Lower third-party dependency: Instead of relying on external issuers, companies can manage issuance, redemption, and liquidity directly, improving reliability and reducing counterparty risk.
New revenue streams: Owning a stablecoin unlocks new sources of value, including transaction fees, interest on reserves, and ecosystem incentives.
Global scalability: With stablecoins, companies can reach global users without relying on fragmented and expensive payment networks.
Ecosystem control: By designing their stablecoins to integrate across apps, chains, and DeFi protocols, issuers can strengthen network effects.
📊 Chart to Watch: Stablecoins Surpassing $10M in Circulation
Every major stablecoin metric is trending upward, including the number of stablecoins that have surpassed a circulating supply of $10M.
There are now 123 unique stablecoins with $10M+ in circulation. This is up from 100 just last month.
The trend continues to accelerate. MetaMask, Phantom, Hyperliquid, and many others have recently announced plans to launch their own stablecoins.
🔎 Project Spotlight: Arc
The shift of real-world economic activity onto blockchains is accelerating. Arc is building the foundational layer for an internet-scale financial system, where payments, credit, and capital markets operate natively onchain. Their Public Testnet went live this week.

What is it? Arc is an open Layer-1 blockchain designed to serve as the Economic Operating System for the internet. It offers sub-second finality, predictable fiat-based fees using stablecoins as gas, and direct integration with Circle’s full-stack developer platform.

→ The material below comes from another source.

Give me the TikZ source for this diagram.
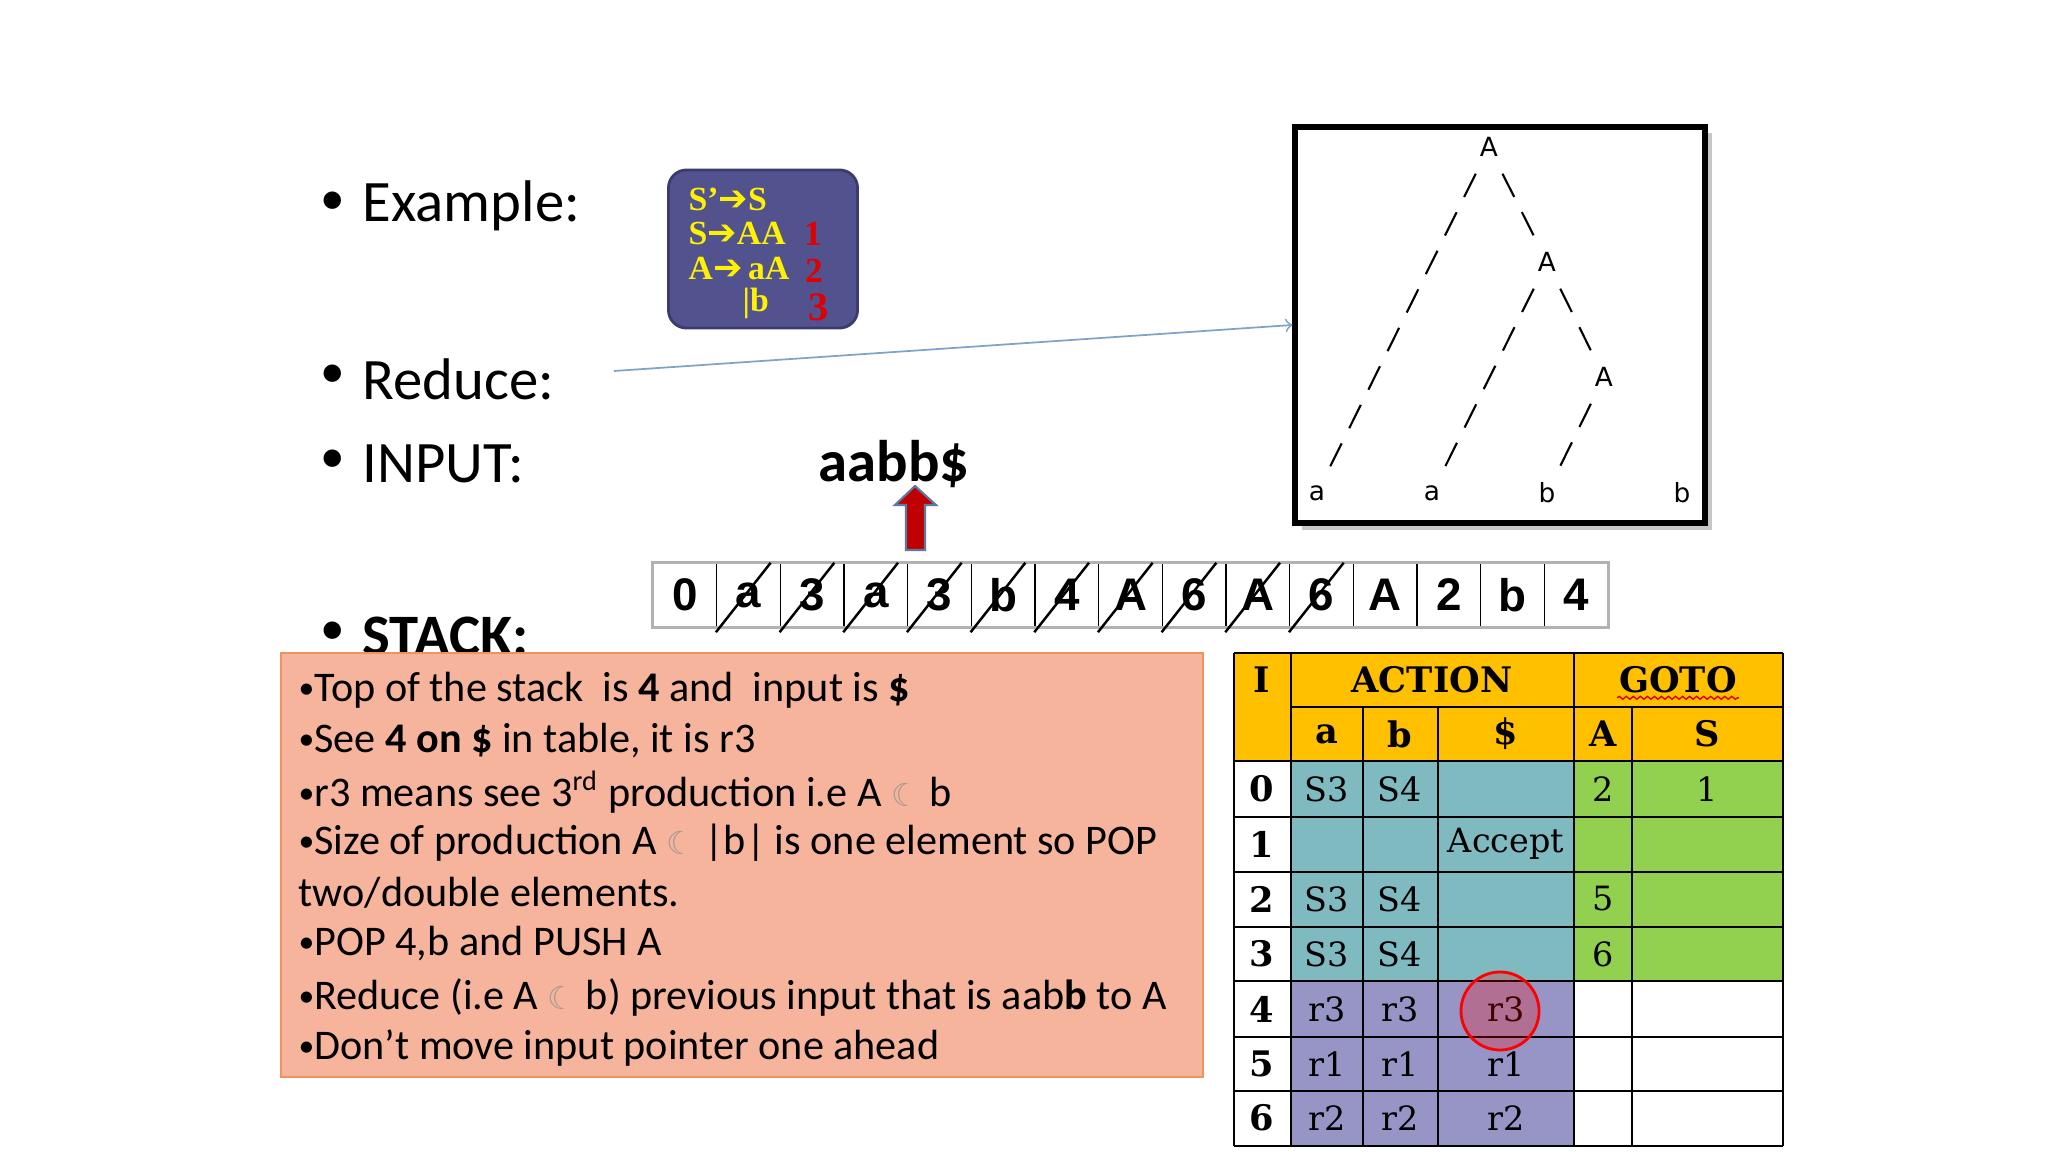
\documentclass[tikz,border=0pt]{standalone}
\usepackage{fontspec}
\setmainfont{Carlito}
\newfontfamily\gramfont{Liberation Serif}
\newfontfamily\symfont{DejaVu Sans}
\newfontfamily\tabfont{DejaVu Serif}
\newfontfamily\stackfont{Liberation Sans}
\usetikzlibrary{positioning,calc,decorations.pathmorphing}
\definecolor{gold}{HTML}{FFC000}
\definecolor{tealcell}{HTML}{80BAC1}
\definecolor{lavcell}{HTML}{9795C5}
\definecolor{greencell}{HTML}{92D050}
\definecolor{salmon}{HTML}{F5B49B}
\definecolor{salmonedge}{HTML}{EE925F}
\definecolor{gramfill}{HTML}{52528F}
\definecolor{gramedge}{HTML}{3B3B6E}
\definecolor{gramred}{HTML}{E00000}
\definecolor{linkblue}{HTML}{7FA3C9}
\definecolor{arrowred}{HTML}{C00000}
\definecolor{arrowedge}{HTML}{5A7AA0}
\definecolor{moongray}{HTML}{A89A92}
\newcommand{\moon}{{\symfont\color{moongray}\fontsize{9}{9}\selectfont ☾}}
\newcommand{\nb}{{\fontsize{9}{9}\selectfont\raisebox{0.2ex}{•}}}
\newcommand{\gto}{{\symfont\fontsize{10}{10}\selectfont ➔}}

\begin{document}
\begin{tikzpicture}[x=0.01cm, y=-0.01cm,
	bullet/.style={font=\fontsize{16.7}{20}\selectfont, anchor=west, inner sep=0pt},
	note/.style={font=\fontsize{12}{14}\selectfont, anchor=west, inner sep=0pt},
	gram/.style={font=\gramfont\bfseries\fontsize{9.6}{11}\selectfont, text=yellow, anchor=west, inner sep=0pt},
	num/.style={font=\gramfont\bfseries\fontsize{10}{11}\selectfont, text=gramred, inner sep=0pt},
	tnode/.style={font=\symfont\fontsize{7.5}{8}\selectfont, minimum width=5mm, minimum height=5.2mm, inner sep=0pt},
	branch/.style={line width=0.6pt, dash pattern=on 0.26cm off 0.17cm},
	cell/.style={draw=black, line width=0.4pt, minimum width=0.637cm, minimum height=0.63cm, inner sep=0pt, font=\stackfont\bfseries\fontsize{13}{13}\selectfont},
	grid/.style={line width=0.8pt},
	hd/.style={font=\tabfont\bfseries\fontsize{10}{12}\selectfont, inner sep=1pt},
	ent/.style={font=\tabfont\fontsize{9.5}{11}\selectfont, inner sep=1pt}]
	\fill[white] (0,0) rectangle (2048,1152);
	\useasboundingbox (0,0) rectangle (2048,1152);

	% bullets on the left
	\foreach \y/\t/\n in {206/Example:/ex, 379/Reduce:/red, 464/INPUT:/inp, 636/\textbf{STACK:}/stk} {
		\node[font=\fontsize{14}{14}\selectfont, inner sep=0pt] (dot-\n) at (333,\y-3) {•};
		\node[bullet] (lbl-\n) at (362,\y) {\t};
	}

	% grammar
	\node[draw=gramedge, fill=gramfill, line width=0.8pt, rounded corners=0.18cm, minimum width=1.89cm, minimum height=1.58cm] (gram) at (763,249) {};
	\node[gram] (g1) at (688,199) {S’\gto S};
	\node[gram] (g2) at (688,233) {S\gto AA};
	\node[gram] (g3) at (688,269) {A\gto\,aA};
	\node[gram] (g4) at (742,303) {|b};
	\node[num] (n1) at (813,234) {1};
	\node[num] (n2) at (814,271) {2};
	\node[num, font=\gramfont\bfseries\fontsize{11.5}{12}\selectfont] (n3) at (819,307) {3};

	% parse tree
	\fill[black!22] (1302,133) rectangle (1712,530);
	\node[draw, fill=white, line width=1.7pt, minimum width=4.09cm, minimum height=3.96cm] (treebox) at (1500,325) {};
	\node[tnode] (A1) at (1489,147) {A};
	\node[tnode] (A2) at (1547,262) {A};
	\node[tnode] (A3) at (1604,377) {A};
	\node[tnode] (l1) at (1317,493) {a};
	\node[tnode] (l2) at (1432,493) {a};
	\node[tnode] (l3) at (1547,493) {b};
	\node[tnode] (l4) at (1682,493) {b};
	\draw[branch] (A1) -- (l1);
	\draw[branch] (A1) -- (A2);
	\draw[branch] (A2) -- (l2);
	\draw[branch] (A2) -- (A3);
	\draw[branch] (A3) -- (l3);

	\coordinate (redtail) at (614,371);
	\draw[linkblue, line width=0.5pt, ->] (redtail) -- (treebox.west);

	% input and pointer
	\node[font=\fontsize{16.7}{20}\selectfont\bfseries, inner sep=0pt] (word) at (894,464) {aabb\$};
	\draw[draw=arrowedge, fill=arrowred, line width=0.6pt] (906,550) -- (906,505) -- (895,505) -- (915,486) -- (936,505) -- (925,505) -- (925,550) -- cycle;

	% stack
	\foreach \s [count=\i] in {0,a,3,a,3,b,4,A,6,A,6,A,2,b,4}
		\node[cell] (s\i) at ({653+(\i-0.5)*63.67},595) {\s};
	\draw[black!30, line width=0.8pt] (s1.north west) rectangle (s15.south east);
	\foreach \i in {2,...,11}
		\draw[line width=0.7pt] ($(s\i.south west)+(0,5)$) -- ($(s\i.north west)!0.84!(s\i.north east)$);

	% explanation
	\node[draw=salmonedge, fill=salmon, line width=0.6pt, minimum width=9.22cm, minimum height=4.24cm, inner sep=0pt] (notes) at (742,865) {};
	\node[note] (t1) at (298,690) {\nb Top of the stack~ is \textbf{4} and~ input is \textbf{\$}};
	\node[note] (t2) at (298,741) {\nb See \textbf{4 on \$} in table, it is r3};
	\node[note] (t3) at (298,792) {\nb r3 means see 3\textsuperscript{rd} production i.e A \moon{} b};
	\node[note] (t4) at (298,843) {\nb Size of production A \moon{} |b| is one element so POP};
	\node[note] (t5) at (298,893) {two/double elements.};
	\node[note] (t6) at (298,944) {\nb POP 4,b and PUSH A};
	\node[note] (t7) at (298,997) {\nb Reduce (i.e A \moon{} b) previous input that is aab\textbf{b} to A};
	\node[note] (t8) at (298,1048) {\nb Don’t move input pointer one ahead};

	% parsing table
	\fill[gold] (1234,653) rectangle (1783,761);
	\fill[tealcell] (1291,761) rectangle (1574,981);
	\fill[lavcell] (1291,981) rectangle (1574,1146);
	\fill[greencell] (1574,761) rectangle (1783,981);
	\foreach \y in {653,761,817,872,927,981,1037,1091,1146}
		\draw[grid] (1234,\y) -- (1783,\y);
	\draw[grid] (1291,707) -- (1783,707);
	\foreach \x in {1234,1291,1574,1783}
		\draw[grid] (\x,653) -- (\x,1146);
	\foreach \x in {1363,1438,1632}
		\draw[grid] (\x,707) -- (\x,1146);

	\node[hd] (hI) at (1262,680) {I};
	\node[hd] (hact) at (1432,680) {ACTION};
	\node[hd] (hgoto) at (1678,680) {GOTO};
	\draw[gramred, line width=0.4pt, decorate, decoration={snake, amplitude=0.4pt, segment length=2pt}] ($(hgoto.base west)+(2,5)$) -- ($(hgoto.base east)+(-2,5)$);
	\foreach \x/\t/\n in {1327/a/a, 1400/b/b, 1506/\$/d, 1603/A/A, 1707/S/S}
		\node[hd] (h\n) at (\x,734) {\t};

	\foreach \r/\y/\ca/\cb/\cc/\cd/\ce in {0/789/S3/S4//2/1, 1/844//{}/Accept//, 2/899/S3/S4//5/, 3/954/S3/S4//6/, 4/1009/r3/r3/r3//, 5/1064/r1/r1/r1//, 6/1118/r2/r2/r2//} {
		\node[hd] (i\r) at (1262,\y) {\r};
		\node[ent] (t\r a) at (1327,\y) {\ca};
		\node[ent] (t\r b) at (1400,\y) {\cb};
		\node[ent] (t\r d) at (1506,\y) {\cc};
		\node[ent] (t\r A) at (1603,\y) {\cd};
		\node[ent] (t\r S) at (1707,\y) {\ce};
	}
	\node[circle, draw=red, fill=red, fill opacity=0.25, draw opacity=1, line width=0.8pt, minimum size=0.78cm] (pick) at ($(t4d)+(-6,2)$) {};
\end{tikzpicture}
\end{document}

As an EVM-compatible network, Arc enables developers and institutions to build applications spanning payments, credit, capital markets, and more on compliant infrastructure.
Why is it important? Blockchains have facilitated billions of digital asset transfers, but they remain fragmented and inefficient for large-scale economic activity. Arc changes this by providing a globally distributed network where financial institutions, fintechs, and developers can transact, issue assets, and build natively on the internet.